(Rows from a dataset of charts and code)

----------

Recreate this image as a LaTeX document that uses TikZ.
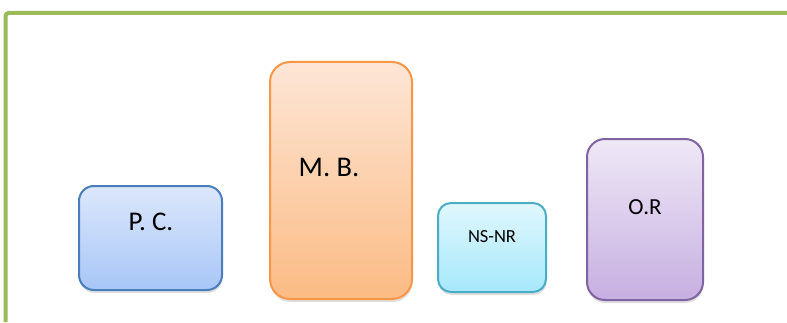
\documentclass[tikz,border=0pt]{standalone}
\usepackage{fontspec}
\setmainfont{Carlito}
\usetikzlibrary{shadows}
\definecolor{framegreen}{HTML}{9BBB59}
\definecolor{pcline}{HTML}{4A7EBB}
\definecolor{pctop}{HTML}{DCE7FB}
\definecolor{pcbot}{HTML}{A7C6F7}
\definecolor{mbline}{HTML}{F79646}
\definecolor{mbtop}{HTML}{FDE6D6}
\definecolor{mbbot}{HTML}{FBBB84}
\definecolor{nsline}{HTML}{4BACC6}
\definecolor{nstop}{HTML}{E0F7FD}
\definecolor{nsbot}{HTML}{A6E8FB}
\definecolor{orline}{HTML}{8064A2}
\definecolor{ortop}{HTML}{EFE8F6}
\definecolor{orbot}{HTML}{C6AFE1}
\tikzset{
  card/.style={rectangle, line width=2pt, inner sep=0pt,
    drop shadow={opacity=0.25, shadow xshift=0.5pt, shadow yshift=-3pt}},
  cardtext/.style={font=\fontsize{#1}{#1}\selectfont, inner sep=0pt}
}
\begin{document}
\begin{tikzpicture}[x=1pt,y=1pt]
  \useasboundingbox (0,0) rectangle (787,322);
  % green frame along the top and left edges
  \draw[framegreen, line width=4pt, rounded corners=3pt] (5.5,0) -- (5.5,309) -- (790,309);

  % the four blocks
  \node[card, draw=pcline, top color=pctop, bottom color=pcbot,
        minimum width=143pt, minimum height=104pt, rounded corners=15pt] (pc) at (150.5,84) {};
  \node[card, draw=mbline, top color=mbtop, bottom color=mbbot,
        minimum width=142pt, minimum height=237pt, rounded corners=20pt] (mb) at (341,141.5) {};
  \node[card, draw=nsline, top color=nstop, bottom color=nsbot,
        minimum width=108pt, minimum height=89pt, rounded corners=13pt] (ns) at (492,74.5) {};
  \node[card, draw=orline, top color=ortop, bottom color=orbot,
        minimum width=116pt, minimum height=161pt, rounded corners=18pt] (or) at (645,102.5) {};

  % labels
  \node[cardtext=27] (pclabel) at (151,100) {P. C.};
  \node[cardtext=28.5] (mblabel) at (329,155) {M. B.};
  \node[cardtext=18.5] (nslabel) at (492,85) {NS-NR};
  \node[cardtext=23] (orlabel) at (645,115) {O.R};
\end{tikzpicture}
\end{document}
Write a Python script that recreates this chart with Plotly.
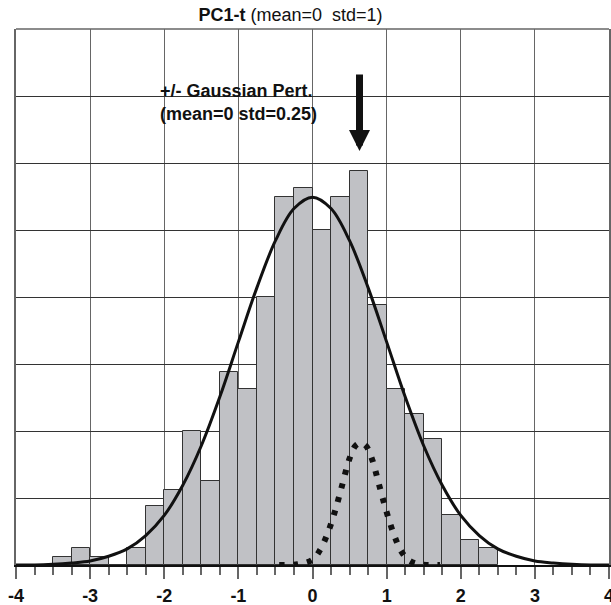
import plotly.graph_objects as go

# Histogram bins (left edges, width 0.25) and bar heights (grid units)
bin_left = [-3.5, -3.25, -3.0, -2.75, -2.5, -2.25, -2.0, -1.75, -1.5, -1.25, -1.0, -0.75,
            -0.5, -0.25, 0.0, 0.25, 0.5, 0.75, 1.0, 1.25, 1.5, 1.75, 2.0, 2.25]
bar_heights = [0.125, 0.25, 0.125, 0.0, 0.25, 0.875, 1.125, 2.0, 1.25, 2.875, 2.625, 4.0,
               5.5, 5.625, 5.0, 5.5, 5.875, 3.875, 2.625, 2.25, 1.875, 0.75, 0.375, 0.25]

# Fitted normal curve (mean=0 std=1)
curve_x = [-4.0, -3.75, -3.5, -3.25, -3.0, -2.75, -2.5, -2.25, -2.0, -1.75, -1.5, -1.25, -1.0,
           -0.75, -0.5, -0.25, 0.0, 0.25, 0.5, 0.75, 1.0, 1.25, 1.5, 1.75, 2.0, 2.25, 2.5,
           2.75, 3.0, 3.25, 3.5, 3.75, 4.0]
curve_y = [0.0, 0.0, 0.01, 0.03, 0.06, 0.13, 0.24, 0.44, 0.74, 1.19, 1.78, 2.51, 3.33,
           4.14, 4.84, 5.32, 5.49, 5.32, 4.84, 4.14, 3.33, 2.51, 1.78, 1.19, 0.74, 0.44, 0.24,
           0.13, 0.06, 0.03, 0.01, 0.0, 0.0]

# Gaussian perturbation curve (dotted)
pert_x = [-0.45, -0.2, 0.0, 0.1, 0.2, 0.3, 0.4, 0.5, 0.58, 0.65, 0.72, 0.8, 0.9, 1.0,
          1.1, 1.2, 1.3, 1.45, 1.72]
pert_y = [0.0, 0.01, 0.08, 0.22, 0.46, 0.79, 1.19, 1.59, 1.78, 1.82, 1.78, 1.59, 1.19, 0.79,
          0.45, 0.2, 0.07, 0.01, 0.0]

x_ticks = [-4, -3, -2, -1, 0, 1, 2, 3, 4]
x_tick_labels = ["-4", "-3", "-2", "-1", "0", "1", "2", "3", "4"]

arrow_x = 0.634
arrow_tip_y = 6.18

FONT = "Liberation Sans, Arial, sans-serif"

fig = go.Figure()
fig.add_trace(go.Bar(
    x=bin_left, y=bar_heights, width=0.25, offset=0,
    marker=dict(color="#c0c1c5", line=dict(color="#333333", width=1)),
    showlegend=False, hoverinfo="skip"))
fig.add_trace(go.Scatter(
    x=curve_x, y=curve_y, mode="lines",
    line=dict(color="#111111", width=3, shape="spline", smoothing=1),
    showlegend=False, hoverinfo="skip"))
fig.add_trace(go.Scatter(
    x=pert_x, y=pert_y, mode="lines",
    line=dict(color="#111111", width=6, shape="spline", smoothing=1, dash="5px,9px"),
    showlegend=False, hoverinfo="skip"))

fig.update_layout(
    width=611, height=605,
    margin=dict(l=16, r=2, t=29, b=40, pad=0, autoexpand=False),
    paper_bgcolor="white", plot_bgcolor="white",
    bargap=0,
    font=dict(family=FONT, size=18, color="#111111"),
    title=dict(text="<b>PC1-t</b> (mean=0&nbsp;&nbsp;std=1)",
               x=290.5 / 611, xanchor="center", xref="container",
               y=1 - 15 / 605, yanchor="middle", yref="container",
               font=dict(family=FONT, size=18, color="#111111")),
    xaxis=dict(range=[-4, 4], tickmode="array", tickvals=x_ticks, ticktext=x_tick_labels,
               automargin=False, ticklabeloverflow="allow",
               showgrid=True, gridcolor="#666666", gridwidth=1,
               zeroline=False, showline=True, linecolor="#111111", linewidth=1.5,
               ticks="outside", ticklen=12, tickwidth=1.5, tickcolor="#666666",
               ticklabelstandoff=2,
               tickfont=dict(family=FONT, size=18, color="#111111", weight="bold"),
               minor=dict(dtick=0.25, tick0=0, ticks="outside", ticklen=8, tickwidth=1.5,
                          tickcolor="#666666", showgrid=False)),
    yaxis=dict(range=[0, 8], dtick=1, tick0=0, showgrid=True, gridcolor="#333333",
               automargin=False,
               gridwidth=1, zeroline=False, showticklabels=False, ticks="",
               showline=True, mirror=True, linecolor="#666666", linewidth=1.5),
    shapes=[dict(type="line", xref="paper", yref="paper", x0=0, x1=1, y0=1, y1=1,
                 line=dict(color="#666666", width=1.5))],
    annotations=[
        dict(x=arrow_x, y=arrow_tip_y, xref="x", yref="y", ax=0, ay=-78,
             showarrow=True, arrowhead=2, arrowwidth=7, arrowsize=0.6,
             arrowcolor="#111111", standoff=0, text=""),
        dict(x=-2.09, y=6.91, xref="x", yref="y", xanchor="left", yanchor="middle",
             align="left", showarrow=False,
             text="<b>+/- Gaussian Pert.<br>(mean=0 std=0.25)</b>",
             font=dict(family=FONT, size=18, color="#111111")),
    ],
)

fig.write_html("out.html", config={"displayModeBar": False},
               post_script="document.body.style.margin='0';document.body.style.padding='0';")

----------

Gather, from the listing above, every line carrying the word "that".

=== Answer for the task ===
Recreate this image as a LaTeX document that uses TikZ.
Write a Python script that recreates this chart with Plotly.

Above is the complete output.